Wednesday, December 10, 2008

Turn off your TV and live!

K.C. Schofield

Turn on the TV and what do you see? Sex, violence, drugs, money and the glorification of power, material products, wealth and physical beauty.

Look inside your heart and what do you find? Love, family, friendship, spirituality, parenthood, nurturing relationships, and the desire to help and do good for others.

Look at what our nation is teaching us. Our nation is teaching us- the cultural-socio-ideological values of physical looks, material wealth, and power- control over others and resources - are the things which we desire the most/work hardest to attain in our lives.

Do you honestly feel like sex, money, drugs, violence, and owning the latest technology should be the most important things/goals in your life?

Or do you feel that love, family, friendships, parenthood, nurturing relationships, spirituality, giving back to the community and helping others should be the most important thing in our lives?

If you are a genuinely normal, good person, you should choose the latter as the most important, meaningful aspects of life.

Now turn off the TV and what do you see? Your family, your spouse, your children, your home, your pets.
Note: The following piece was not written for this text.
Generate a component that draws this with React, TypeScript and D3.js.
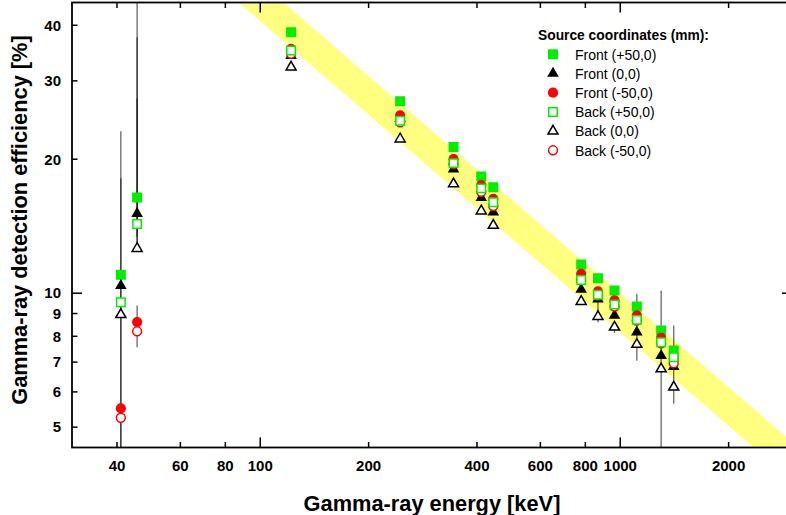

Perhaps you will even look out the window or go outside and see the trees, bushes, flowers, grass, insects, animals, the blue sky, clouds, rain, sunsets, the moon and stars.

If you could pick between looking at your new convertible for the rest of your life, or looking out over a lake with a beautiful mountain view for the rest of your life, what would you choose?

Certainly not that big hunk of inanimate metal.

If you could choose between staring at a single piece of furniture for 4.5 hours a day or doing fun activities with and having meaningful supportive relationships with your loved ones, what would you pick?

Certainly not that big hunk of inanimate metal.

The fact is we already make these choices every day. The piece of furniture you stare at is called a television, and it tells you what to do. It tells you to what you should want, and it tells us that we should want physical beauty, material wealth and power over others.

It does not tell us to turn it off, hug our sister, tell our husband we love him for who he is, and take our family for a picnic in the park. It doesn’t tell you that you are beautiful, that life is beautiful. It doesn’t tell you to be sustainable and think for good of all the earth and to care about the future beyond your own short life. It doesn’t tell us how to live meaningful lives. It does not tell us right from wrong, or distinguish good from evil; instead it obscures it. All it does is tell us how to make them more money by buying their products. All television is doing to our country is leading it astray from the values and ideas which give people real lives with real meaning, purpose, and direction.

If all of our children want to grow up to be just like Paris Hilton, Snoop Dogg, and Hannah Montana, where will that lead our nation? What will a country of Parisis and Snoop Doggs look like, and what will they value? What will be the moral state of the nation then? Where will the humanity in us be, if all our children are going to care about is bitches, clothes, money, drugs, and guns?

We must ask ourselves where we are leading the youth. Where is the media leading our youth? Who is in control of the media? The government. Who is in control of the government? Corporations. What are the motivations of corporations, government, and media? To control all the wealth for themselves; not spread it around so everyone will benefit from the toil of our cut out, nine-to-five mediocre existence of subservient labor. They are the power-holding jackals of the nation who are corrupting the values of the youth from above to serve their selfish, meaningless, materialistic ends.

The values of Americans are at a crucial point.

We can either teach our children what is really valuable in life: love, family, friends, nurturing relationships, helping others, giving back to the community, and always doing the right thing, even when it hurts. We can teach our children to think for themselves, and to critically analyze the world around us instead of marching like sheep to the beat of a self-serving drum. We can teach our children that physical beauty and material possessions are temporary things which do not give us lasting happiness or health, and we can pull ourselves out of this trap of material confusion and consumption we have so tragically fallen into.

The bottom line is that the ultra-consumer life-style of Americans will eventually completely renounce or forget all values, morals, and ideas that give people real, meaningful, purposeful lives full of love and spiritual fulfillment. The choice is ours. Now let us turn off the TV and do the right thing for our future, even if it hurts.